2. Why End-of-Life Planning Matters Early
EOL outcomes are shaped long before the battery reaches its final years.
Early decisions affect:
- Replacement scheduling and downtime risk
- Decommissioning cost exposure
- Residual asset value
- Environmental and regulatory compliance
Projects without EOL planning often face unplanned capital expenditures and operational disruptions.
3. Technical Assessment at End of First Life
Before considering second-life use, batteries require objective technical evaluation.
3.1 State-of-Health (SoH) Determination
- Remaining usable capacity
- Power capability under load
- Internal resistance trends
- Thermal behavior under cycling
SoH assessment must rely on measured data, not original specifications.
3.2 Safety Requalification
Aging batteries require renewed safety review:
- Cell imbalance risks
- Degraded insulation or connectors
- Thermal propagation characteristics
- BMS accuracy and sensor drift
Not all batteries that function electrically are suitable for redeployment.
4. Viable Second-Life Use Cases
Second-life applications must align with reduced performance and increased uncertainty.
4.1 Low-C-Rate, Low-Duty Applications
- Backup power systems
- Peak shaving with limited cycling
- Load smoothing for non-critical loads
4.2 Stationary, Controlled Environments
- Indoor installations
- Moderate temperature ranges
- Limited environmental exposure
Second-life batteries are generally not suitable for:
- High-power grid services
- Fast-response frequency regulation
- Harsh or mobile environments
5. Integration Challenges in Second-Life Systems
Second-life deployment introduces new technical challenges:
- Non-uniform cell aging
- Mixed module performance
- Reduced BMS compatibility
- Certification and compliance gaps
As a result, second-life systems often require custom engineering, not simple redeployment.
6. Economic Reality of Second-Life Use
Second-life viability depends on:
- Testing and reconditioning cost
- Remaining service life uncertainty
- Lower revenue per kWh
- Increased operational oversight
In many cases, second-life value lies in cost avoidance rather than profit generation.
7. Recycling vs Second-Life: A Strategic Choice
Recycling provides:
- Predictable material recovery
- Clear regulatory pathways
- Lower technical uncertainty
Second-life use provides:
- Extended asset utilization
- Potential ESG benefits
- Delayed recycling costs
Effective asset strategies often combine both pathways, depending on asset condition.
8. Contractual and Ownership Considerations
EOL planning must be reflected in:
- Ownership of retired assets
- Responsibility for transport and disposal
- Data access for SoH evaluation
- Transfer of safety and liability
Ambiguity at EOL often leads to disputes rather than value recovery.
9. Designing Today for Tomorrow’s End of Life
Forward-looking projects consider EOL at the design stage:
- Modular pack architecture
- Accessible monitoring data
- Clear replacement interfaces
- Defined EOL performance thresholds
Designing for EOL improves flexibility throughout the asset lifecycle.
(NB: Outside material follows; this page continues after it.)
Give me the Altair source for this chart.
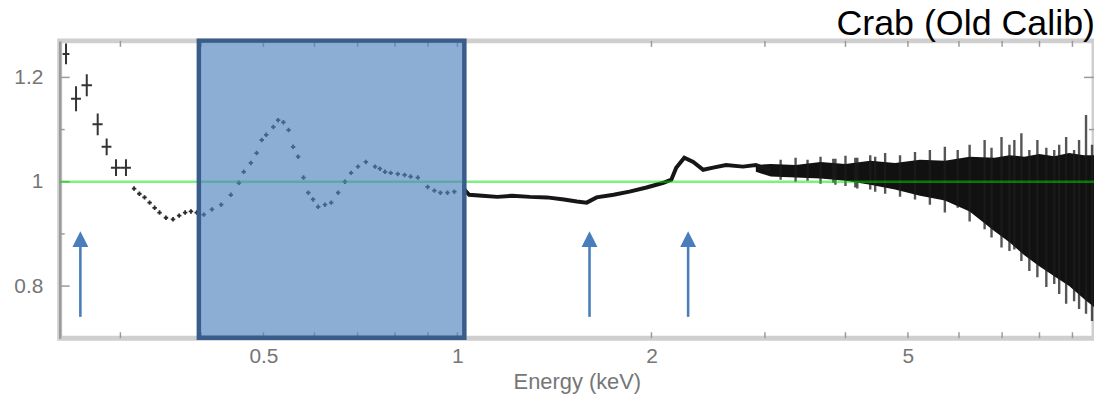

10. End of Life Is Part of the System Design
End-of-life planning and second-life use should not be treated as afterthoughts.
In energy storage projects:
- EOL outcomes are shaped by early engineering and operational decisions
- Second-life use is possible, but not universal
- Risk-aware planning protects both value and safety
A storage asset’s lifecycle does not end at first retirement—it transitions. Responsible planning defines how.